[What you are asked to do]: Quote word for word the lines below, beginning with the first and ending with the one that has "('Subversion', ''), ('Overt', 'resistance'), ('Real', '". Drop the pictures.

[Supplied information]:
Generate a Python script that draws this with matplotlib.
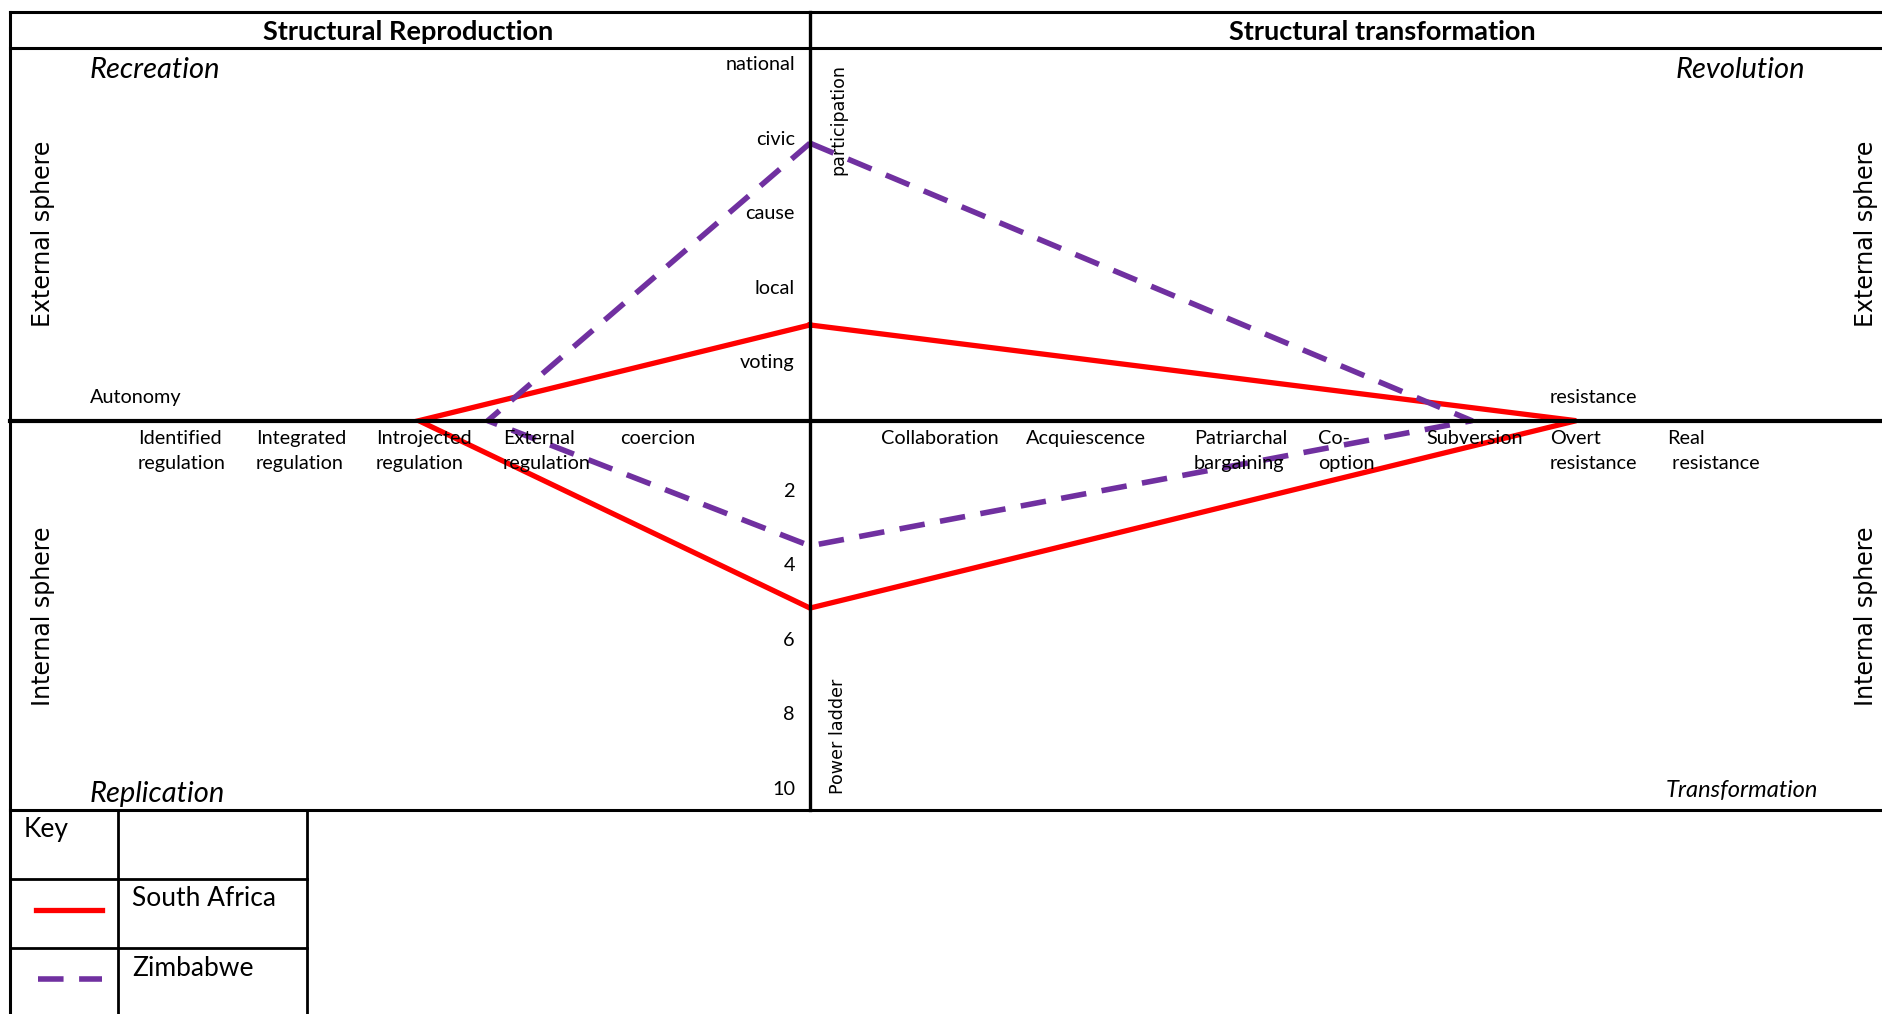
import matplotlib
matplotlib.use("Agg")
import matplotlib.pyplot as plt
from matplotlib.lines import Line2D

# data: each country is a diamond (top, right, bottom, left, back to top)
sa_x = [0, 12.77, 0, -6.52, 0]
sa_y = [2.57, 0, -5.03, 0, 2.57]
zw_x = [0, 11.03, 0, -5.37, 0]
zw_y = [7.45, 0, -3.36, 0, 7.45]

upper_labels = ['voting', 'local', 'cause', 'civic', 'national']
lower_labels = ['2', '4', '6', '8', '10']
tick_vals = [2, 4, 6, 8, 10]

left_labels = [('Identified', 'regulation'), ('Integrated', 'regulation'),
               ('Introjected', 'regulation'), ('External', 'regulation'),
               ('coercion', '')]
right_labels = [('Collaboration', ''), ('Acquiescence', ''),
                ('Patriarchal', 'bargaining'), ('Co-', 'option'),
                ('Subversion', ''), ('Overt', 'resistance'), ('Real', ' resistance')]

W, H = 1883, 1014
fig = plt.figure(figsize=(W / 100, H / 100), dpi=100)
ax = fig.add_axes([0, 0, 1, 1])
ax.set_xlim(-810 / 60, (W - 810) / 60)
ax.set_ylim(-(H - 420.7) / 37.25, 420.7 / 37.25)
ax.axis('off')

body = 'Lato'
lab = 14.3
def fx(x): return x / W
def fy(y): return 1 - y / H

def hline(y, x0, x1, lw=2.0):
    fig.add_artist(Line2D([fx(x0), fx(x1)], [fy(y), fy(y)], color='black', lw=lw))
def vline(x, y0, y1, lw=2.0):
    fig.add_artist(Line2D([fx(x), fx(x)], [fy(y0), fy(y1)], color='black', lw=lw))

# frame
hline(12, 10, W, 2.2)
hline(48, 10, W, 2.2)
hline(810, 10, W, 2.2)
vline(10, 12, H, 2.2)
vline(810, 12, 810, 2.4)
hline(420.7, 10, W, 3.0)
# key table
vline(118, 810, H)
vline(307, 810, H)
hline(879, 10, 307)
hline(948, 10, 307)

# the two series
ax.plot(sa_x, sa_y, color='#FF0000', lw=3.8, solid_joinstyle='miter', label='South Africa')
ax.plot(zw_x, zw_y, color='#7030A0', lw=4.0, dashes=(4.6, 2.8), label='Zimbabwe')

# headers
fig.text(fx(408), fy(32), 'Structural Reproduction', fontsize=19.5, fontweight='bold',
         family=body, ha='center', va='center')
fig.text(fx(1382), fy(32), 'Structural transformation', fontsize=19.5, fontweight='bold',
         family=body, ha='center', va='center')

# quadrant names
fig.text(fx(90), fy(70), 'Recreation', fontsize=21, style='italic', family=body, va='center')
fig.text(fx(1805), fy(70), 'Revolution', fontsize=21, style='italic', family=body,
         va='center', ha='right')
fig.text(fx(90), fy(794), 'Replication', fontsize=21, style='italic', family=body, va='center')
fig.text(fx(1818), fy(790), 'Transformation', fontsize=17, style='italic', family=body,
         va='center', ha='right')

# sphere labels
for x, y, s in [(43, 234, 'External sphere'), (1866, 234, 'External sphere'),
                (43, 616, 'Internal sphere'), (1866, 616, 'Internal sphere')]:
    fig.text(fx(x), fy(y), s, fontsize=17, rotation=90, family='DejaVu Sans',
             ha='center', va='center')
fig.text(fx(838), fy(120), 'participation', fontsize=12.6, rotation=90,
         family='DejaVu Sans', ha='center', va='center')
fig.text(fx(838), fy(736), 'Power ladder', fontsize=12.6, rotation=90,
         family='DejaVu Sans', ha='center', va='center')

# vertical scale labels
for v, s in zip(tick_vals, upper_labels):
    ax.text(-0.25, v - 0.44, s, fontsize=lab, family=body, ha='right', va='center')
for v, s in zip(tick_vals, lower_labels):
    ax.text(-0.25, -v + 0.1, s, fontsize=lab, family=body, ha='right', va='center')

# horizontal scale labels
lefts = [138, 256, 376, 503, 620, 881, 1026, 1194, 1318, 1426, 1550, 1667]
for x, (l1, l2) in zip(lefts, left_labels + right_labels):
    fig.text(fx(x), fy(438.5), l1, fontsize=lab, family=body, va='center')
    if l2:
        fig.text(fx(x), fy(463.5), l2, fontsize=lab, family=body, va='center')
fig.text(fx(90), fy(397.5), 'Autonomy', fontsize=lab, family=body, va='center')
fig.text(fx(1550), fy(397.5), 'resistance', fontsize=lab, family=body, va='center')

# key
fig.text(fx(24), fy(830), 'Key', fontsize=19, family=body, va='center')
fig.text(fx(132), fy(899), 'South Africa', fontsize=19, family=body, va='center')
fig.text(fx(132), fy(968), 'Zimbabwe', fontsize=19, family=body, va='center')
fig.add_artist(Line2D([fx(36), fx(102)], [fy(910), fy(910)], color='#FF0000', lw=3.8))
fig.add_artist(Line2D([fx(38), fx(102)], [fy(979), fy(979)], color='#7030A0', lw=4.0,
                      dashes=(4.6, 2.8)))

fig.savefig('out.png', dpi=100)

[Response]:
Generate a Python script that draws this with matplotlib.
import matplotlib
matplotlib.use("Agg")
import matplotlib.pyplot as plt
from matplotlib.lines import Line2D

# data: each country is a diamond (top, right, bottom, left, back to top)
sa_x = [0, 12.77, 0, -6.52, 0]
sa_y = [2.57, 0, -5.03, 0, 2.57]
zw_x = [0, 11.03, 0, -5.37, 0]
zw_y = [7.45, 0, -3.36, 0, 7.45]

upper_labels = ['voting', 'local', 'cause', 'civic', 'national']
lower_labels = ['2', '4', '6', '8', '10']
tick_vals = [2, 4, 6, 8, 10]

left_labels = [('Identified', 'regulation'), ('Integrated', 'regulation'),
               ('Introjected', 'regulation'), ('External', 'regulation'),
               ('coercion', '')]
right_labels = [('Collaboration', ''), ('Acquiescence', ''),
                ('Patriarchal', 'bargaining'), ('Co-', 'option'),
                ('Subversion', ''), ('Overt', 'resistance'), ('Real', ' resistance')]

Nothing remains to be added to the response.